Pollice verso

Pollice Verso, 1872 painting by Jean-Léon Gérôme (Phoenix Art Museum)

Pollice verso or verso pollice is a Latin phrase, meaning "with a turned thumb", that is used in the context of gladiatorial combat. It refers to the hand gesture or thumbs signal used by Ancient Roman crowds to pass judgment on a defeated gladiator.

The precise type of gesture described by the phrase pollice verso and its meaning are the subject of much scholarly debate.

Ancient Rome

The type of gesture described by the phrase pollice verso is unclear. From historical, archaeological and literary records it is uncertain whether the thumb was turned up, turned down, held horizontally, or concealed inside the hand to indicate positive or negative opinions.[1][2][3]

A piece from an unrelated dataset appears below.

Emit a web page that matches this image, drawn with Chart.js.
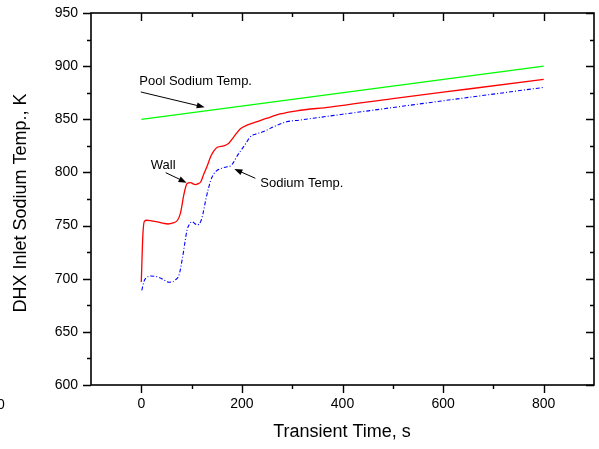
<!DOCTYPE html>
<html>
<head>
<meta charset="utf-8">
<script src="https://cdn.jsdelivr.net/npm/chart.js@4.4.1/dist/chart.umd.min.js"></script>
<style>
  html, body { margin: 0; padding: 0; background: #fff; }
  canvas { display: block; }
</style>
</head>
<body>
<canvas id="dhx-chart" width="599" height="449"></canvas>
<script>
// tick values
const xTicks = [0, 200, 400, 600, 800];
const xMinor = [100, 300, 500, 700];
const yTicks = [600, 650, 700, 750, 800, 850, 900, 950];
const yMinor = [625, 675, 725, 775, 825, 875, 925];

// Pool sodium temperature
const poolTime = [0, 800];
const poolTemp = [850, 900];

// Wall temperature
const wallTime = [0, 3, 6, 11, 20, 32, 45, 53, 63, 72, 78, 85, 91, 98, 104, 108, 113, 118, 124, 131,
  138, 144, 151, 164, 174, 184, 197, 210, 230, 250, 276, 309, 375, 500, 650, 800];
const wallTemp = [697, 740, 754, 755, 754.5, 753.5, 752, 751.5, 752.5, 755, 762, 780, 789.5, 790.5, 789, 788.6, 789.5, 791, 798, 806,
  815, 820, 823.7, 825, 827.5, 833.5, 841, 844.5, 847.7, 851, 855, 858, 861.5, 869.5, 878.5, 887.5];

// Sodium temperature
const naTime = [1, 5, 9, 19, 30, 39, 48, 55, 62, 68, 75, 82, 87, 91, 96, 101, 106, 111, 118, 123,
  128, 133, 138, 144, 151, 160, 171, 177, 184, 190, 197, 204, 210, 217, 227, 237, 250, 263, 276, 289,
  316, 342, 400, 600, 800];
const naTemp = [689, 697, 700.5, 702.5, 702, 700.5, 698, 696.7, 697, 699, 703.5, 720, 735, 746, 751.5, 753.7, 752, 750.6, 753.7, 762,
  774, 784, 792.6, 798.5, 802, 804, 805.4, 806, 810, 815, 820, 824.5, 829, 833.6, 836, 837.4, 840, 843, 845.5, 847.7,
  849.3, 851, 854.7, 867.4, 880];

// annotations (data units)
const notes = [
  { text: "Pool Sodium Temp.", x: 108, y: 885.4, align: "center", from: [-1, 875.7], to: [126, 861.3] },
  { text: "Wall", x: 43.6, y: 807, align: "center", from: [48.5, 799.8], to: [90, 790.4] },
  { text: "Sodium Temp.", x: 236.6, y: 790, align: "left", from: [226.7, 794.5], to: [185, 803.2] },
];

const FONT = "'Liberation Sans', Arial, sans-serif";

function pts(xs, ys) {
  return xs.map((x, i) => ({ x: x, y: ys[i] }));
}

function arrow(ctx, x1, y1, x2, y2) {
  const a = Math.atan2(y2 - y1, x2 - x1);
  const len = 8, w = 3;
  ctx.beginPath();
  ctx.moveTo(x1, y1);
  ctx.lineTo(x2 - Math.cos(a) * len * 0.8, y2 - Math.sin(a) * len * 0.8);
  ctx.stroke();
  ctx.beginPath();
  ctx.moveTo(x2, y2);
  ctx.lineTo(x2 - Math.cos(a) * len - Math.sin(a) * w, y2 - Math.sin(a) * len + Math.cos(a) * w);
  ctx.lineTo(x2 - Math.cos(a) * len + Math.sin(a) * w, y2 - Math.sin(a) * len - Math.cos(a) * w);
  ctx.closePath();
  ctx.fill();
}

function noPad(s) {
  s.paddingTop = 0;
  s.paddingBottom = 0;
  s.paddingLeft = 0;
  s.paddingRight = 0;
}

/*--------------------------------------------------------------
| Frame, ticks, titles and notes
--------------------------------------------------------------*/
const framePlugin = {
  id: "frame",
  afterDraw(chart) {
    const ctx = chart.ctx;
    const { left, right, top, bottom } = chart.chartArea;
    const sx = chart.scales.x, sy = chart.scales.y;
    ctx.save();
    ctx.strokeStyle = "#000";
    ctx.fillStyle = "#000";
    ctx.lineWidth = 1.6;
    ctx.strokeRect(left, top, right - left, bottom - top);

    ctx.lineWidth = 1.4;
    ctx.beginPath();
    const tickX = (v, len) => {
      const p = Math.round(sx.getPixelForValue(v)) + 0.5;
      ctx.moveTo(p, bottom); ctx.lineTo(p, bottom + len);
      ctx.moveTo(p, top); ctx.lineTo(p, top + len);
    };
    const tickY = (v, len) => {
      const p = Math.round(sy.getPixelForValue(v)) + 0.5;
      ctx.moveTo(left, p); ctx.lineTo(left - len, p);
      ctx.moveTo(right, p); ctx.lineTo(right - len, p);
    };
    xTicks.forEach(v => tickX(v, 8));
    xMinor.forEach(v => tickX(v, 4));
    yTicks.forEach(v => tickY(v, 8));
    yMinor.forEach(v => tickY(v, 4));
    ctx.stroke();

    // axis titles
    ctx.font = "18px " + FONT;
    ctx.textAlign = "center";
    ctx.textBaseline = "middle";
    ctx.fillText("Transient Time, s", 342, 432);
    ctx.save();
    ctx.translate(21, 203);
    ctx.rotate(-Math.PI / 2);
    ctx.fillText("DHX Inlet Sodium Temp., K", 0, 0);
    ctx.restore();

    // stray label at left edge
    ctx.font = "14px " + FONT;
    ctx.fillText("0", 1, 405);

    // notes with arrows
    ctx.font = "13px " + FONT;
    ctx.lineWidth = 1;
    notes.forEach(n => {
      ctx.textAlign = n.align;
      ctx.fillText(n.text, sx.getPixelForValue(n.x), sy.getPixelForValue(n.y));
      arrow(ctx,
        sx.getPixelForValue(n.from[0]), sy.getPixelForValue(n.from[1]),
        sx.getPixelForValue(n.to[0]), sy.getPixelForValue(n.to[1]));
    });
    ctx.restore();
  },
};

function dhxChart() {
  const ctx = document.getElementById("dhx-chart").getContext("2d");

  const config = {
    type: "line",
    data: {
      datasets: [
        {
          label: "Pool Sodium Temp.",
          data: pts(poolTime, poolTemp),
          borderColor: "#00ff00",
          borderWidth: 1.3,
          pointRadius: 0,
        },
        {
          label: "Wall",
          data: pts(wallTime, wallTemp),
          borderColor: "#ff0000",
          borderWidth: 1.3,
          pointRadius: 0,
          cubicInterpolationMode: "monotone",
        },
        {
          label: "Sodium Temp.",
          data: pts(naTime, naTemp),
          borderColor: "#0000ff",
          borderWidth: 1.1,
          borderDash: [4, 2, 1, 2],
          pointRadius: 0,
          cubicInterpolationMode: "monotone",
        },
      ],
    },
    options: {
      responsive: false,
      animation: false,
      layout: { autoPadding: false, padding: { left: 0, top: 13, right: 5, bottom: 0 } },
      plugins: {
        legend: { display: false },
        tooltip: { enabled: false },
      },
      scales: {
        x: {
          type: "linear",
          min: -100,
          max: 900,
          afterBuildTicks: s => { s.ticks = xTicks.map(v => ({ value: v })); },
          afterFit: s => { s.height = 64; noPad(s); },
          grid: { display: false, drawTicks: false },
          border: { display: false },
          ticks: { color: "#000", font: { family: FONT, size: 14 }, padding: 11, maxRotation: 0 },
        },
        y: {
          type: "linear",
          min: 600,
          max: 950,
          afterBuildTicks: s => { s.ticks = yTicks.map(v => ({ value: v })); },
          afterFit: s => { s.width = 91; noPad(s); },
          grid: { display: false, drawTicks: false },
          border: { display: false },
          ticks: { color: "#000", font: { family: FONT, size: 14 }, padding: 13 },
        },
      },
    },
    plugins: [framePlugin],
  };

  new Chart(ctx, config);
}

dhxChart();
</script>
</body>
</html>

Juvenal in the Satires writes:

Quondam hi cornicines et municipalis harenae
perpetui comites notaeque per oppida buccae
munera nunc edunt et, uerso pollice uulgus
cum iubet, occidunt populariter
...[1]

  1. ^ Juvenal, Satirae 3.34-37

These men once were horn-blowers, who went the round of every provincial show,
and whose puffed-out cheeks were known in every village;
to-day they hold shows of their own, and win applause by slaying
whomsoever the mob with a turn of the thumb bids them slay;[1]

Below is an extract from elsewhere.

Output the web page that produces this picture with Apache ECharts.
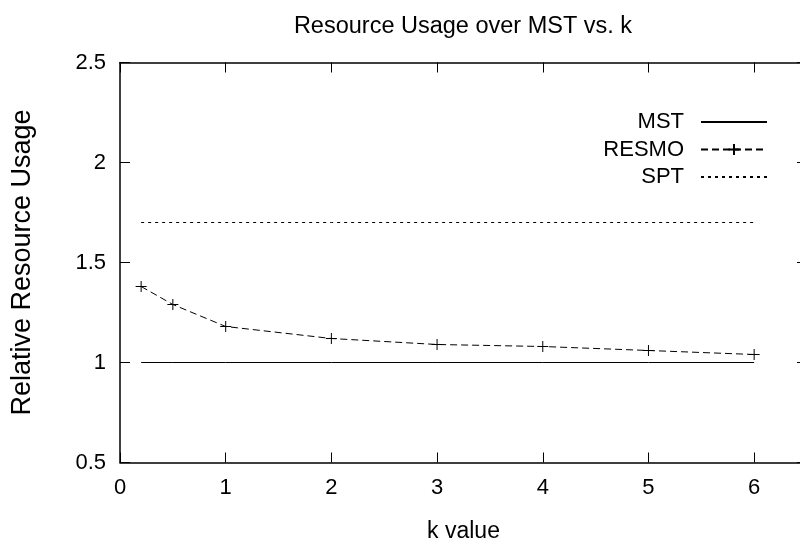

  1. ^ Juvenal Satires, translated by George Gilbert Ramsay (1839–1921)

The notion of the pollice verso thumb signal was brought to popular attention by an 1872 painting by French history painter Jean-Léon Gérôme titled Pollice Verso (usually translated into English as Thumbs Down). It is a large canvas that depicts the Vestal Virgins signifying to a murmillo that they decree death on a fallen gladiator in the arena. The picture was purchased from Gérôme by U.S. department-store magnate Alexander Turney Stewart, who exhibited it in New York City, and it is now in the Phoenix Art Museum in Arizona.

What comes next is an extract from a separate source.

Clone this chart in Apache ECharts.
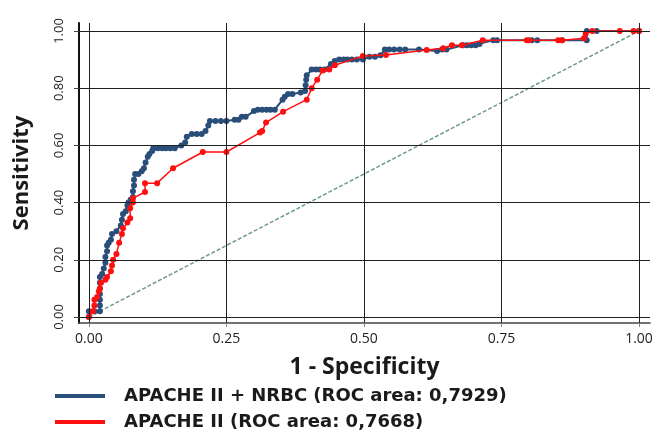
<!DOCTYPE html>
<html>
<head>
<meta charset="utf-8">
<script src="https://cdn.jsdelivr.net/npm/echarts@6/dist/echarts.min.js"></script>
<style>html,body{margin:0;padding:0;background:#fff;}#c{width:657px;height:436px;}</style>
</head>
<body>
<div id="c"></div>
<script>
var xTicks = [0, 0.25, 0.5, 0.75, 1];
var yTicks = [0, 0.2, 0.4, 0.6, 0.8, 1];
var seriesNames = ['APACHE II + NRBC (ROC area: 0,7929)', 'APACHE II (ROC area: 0,7668)'];
var diagonal = [[0, 0], [1, 1]];

var blueX = [0,0,0.01,0.02,0.02,0.02,0.02,0.02,0.02,0.02,0.024,0.027,0.03,0.03,0.033,0.033,0.036,0.04,0.042,0.05,0.058,0.06,0.062,0.067,0.07,0.072,0.076,0.08,0.08,0.082,0.082,0.084,0.09,0.096,0.10,0.103,0.107,0.11,0.115,0.117,0.125,0.133,0.14,0.148,0.156,0.168,0.175,0.178,0.187,0.196,0.205,0.212,0.217,0.22,0.23,0.24,0.25,0.265,0.272,0.278,0.285,0.30,0.307,0.315,0.323,0.33,0.338,0.352,0.356,0.362,0.37,0.385,0.393,0.394,0.395,0.396,0.405,0.413,0.42,0.428,0.44,0.447,0.455,0.463,0.47,0.478,0.487,0.498,0.51,0.52,0.53,0.538,0.546,0.555,0.565,0.575,0.60,0.633,0.642,0.65,0.68,0.687,0.695,0.703,0.71,0.735,0.742,0.805,0.815,0.86,0.905,0.905,0.923,1.0];
var blueY = [0,0.02,0.02,0.02,0.04,0.06,0.08,0.10,0.12,0.14,0.15,0.17,0.19,0.21,0.23,0.25,0.26,0.27,0.29,0.30,0.32,0.34,0.36,0.37,0.39,0.40,0.41,0.42,0.44,0.46,0.48,0.50,0.50,0.51,0.52,0.54,0.56,0.57,0.58,0.59,0.59,0.59,0.59,0.59,0.59,0.60,0.61,0.63,0.64,0.64,0.64,0.65,0.67,0.685,0.685,0.685,0.685,0.69,0.69,0.70,0.70,0.72,0.725,0.725,0.725,0.725,0.725,0.76,0.77,0.78,0.78,0.785,0.79,0.81,0.83,0.845,0.865,0.865,0.865,0.865,0.885,0.895,0.90,0.90,0.90,0.90,0.90,0.90,0.91,0.91,0.915,0.935,0.935,0.935,0.935,0.935,0.935,0.93,0.935,0.935,0.95,0.95,0.95,0.95,0.955,0.968,0.968,0.968,0.968,0.968,0.968,1.0,1.0,1.0];

var redX = [0,0.007,0.01,0.01,0.015,0.018,0.02,0.022,0.03,0.033,0.04,0.042,0.044,0.05,0.055,0.06,0.062,0.07,0.075,0.075,0.08,0.08,0.102,0.102,0.124,0.153,0.207,0.25,0.311,0.315,0.322,0.353,0.396,0.405,0.415,0.425,0.437,0.447,0.498,0.54,0.614,0.644,0.66,0.678,0.716,0.796,0.80,0.853,0.86,0.90,0.903,0.915,0.965,0.99,1.0];
var redY = [0,0.02,0.04,0.06,0.07,0.09,0.10,0.12,0.13,0.14,0.16,0.18,0.20,0.22,0.26,0.29,0.31,0.33,0.345,0.38,0.40,0.415,0.437,0.468,0.468,0.52,0.577,0.577,0.645,0.65,0.68,0.718,0.76,0.80,0.83,0.862,0.865,0.88,0.913,0.916,0.934,0.94,0.95,0.95,0.968,0.968,0.968,0.968,0.968,0.975,0.99,1.0,1.0,1.0,1.0];

function zip(a, b) { return a.map(function (v, i) { return [v, b[i]]; }); }

var gridLines = xTicks.map(function (v) { return { xAxis: v }; })
  .concat(yTicks.map(function (v) { return { yAxis: v }; }));

var legendText = { fontSize: 18, fontWeight: 'bold', color: '#1a1a1a', fontFamily: 'DejaVu Sans', padding: [0, 0, 0, 14] };
function legendFor(i, top) {
  return {
    orient: 'vertical', left: 55, top: top, itemWidth: 50, itemHeight: 4, padding: 0,
    data: [{ name: seriesNames[i], icon: 'rect' }],
    textStyle: legendText
  };
}

var chart = echarts.init(document.getElementById('c'));
chart.setOption({
  animation: false,
  backgroundColor: '#fff',
  textStyle: { fontFamily: 'Open Sans' },
  grid: { left: 79, right: 7, top: 23, bottom: 113 },
  xAxis: {
    type: 'value', min: -0.018, max: 1.02,
    name: '1 - Specificity', nameLocation: 'middle', nameGap: 33,
    nameTextStyle: { fontSize: 23, fontWeight: 'bold', color: '#1a1a1a', fontFamily: 'Open Sans' },
    axisLine: { show: true, onZero: false, lineStyle: { color: '#444', width: 1.5 } },
    axisTick: { show: true, customValues: xTicks, length: 4, lineStyle: { color: '#888' } },
    axisLabel: { customValues: xTicks, margin: 9, fontSize: 14, color: '#222', formatter: function (v) { return v.toFixed(2); } },
    splitLine: { show: false }
  },
  yAxis: {
    type: 'value', min: -0.021, max: 1.028,
    name: 'Sensitivity', nameLocation: 'middle', nameGap: 46,
    nameTextStyle: { fontSize: 22, fontWeight: 'bold', color: '#1a1a1a', fontFamily: 'Open Sans' },
    axisLine: { show: true, onZero: false, lineStyle: { color: '#111', width: 2 } },
    axisTick: { show: true, customValues: yTicks, length: 5, lineStyle: { color: '#444' } },
    axisLabel: { customValues: yTicks, rotate: 90, margin: 13, fontSize: 13, color: '#222', formatter: function (v) { return v.toFixed(2); } },
    splitLine: { show: false }
  },
  legend: [legendFor(0, 387), legendFor(1, 413)],
  series: [
    {
      type: 'line', name: 'diag', data: diagonal, symbol: 'none', silent: true,
      lineStyle: { color: '#6f9a8c', width: 1.5, type: [4, 2] },
      markLine: {
        silent: true, symbol: ['none', 'none'], label: { show: false },
        lineStyle: { color: '#222', width: 1, type: 'solid' },
        data: gridLines
      },
      z: 1
    },
    {
      type: 'line', name: seriesNames[0], data: zip(blueX, blueY),
      symbol: 'circle', symbolSize: 6, showAllSymbol: true,
      itemStyle: { color: '#2a4e7a' },
      lineStyle: { color: '#2a4e7a', width: 2 },
      z: 3
    },
    {
      type: 'line', name: seriesNames[1], data: zip(redX, redY),
      symbol: 'circle', symbolSize: 6, showAllSymbol: true,
      itemStyle: { color: '#ff1010' },
      lineStyle: { color: '#ff1010', width: 1.5 },
      z: 4
    }
  ]
});
</script>
</body>
</html>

The painting had a strong influence on the film Gladiator. The producers showed director Ridley Scott a reproduction of the painting before he read the script; "That image spoke to me of the Roman Empire in all its glory and wickedness. I knew right then and there I was hooked", commented Scott.[4]

Pollice Verso is also the title of a controversial 1904 drawing of the Crucifixion by Australian artist Norman Lindsay.[5]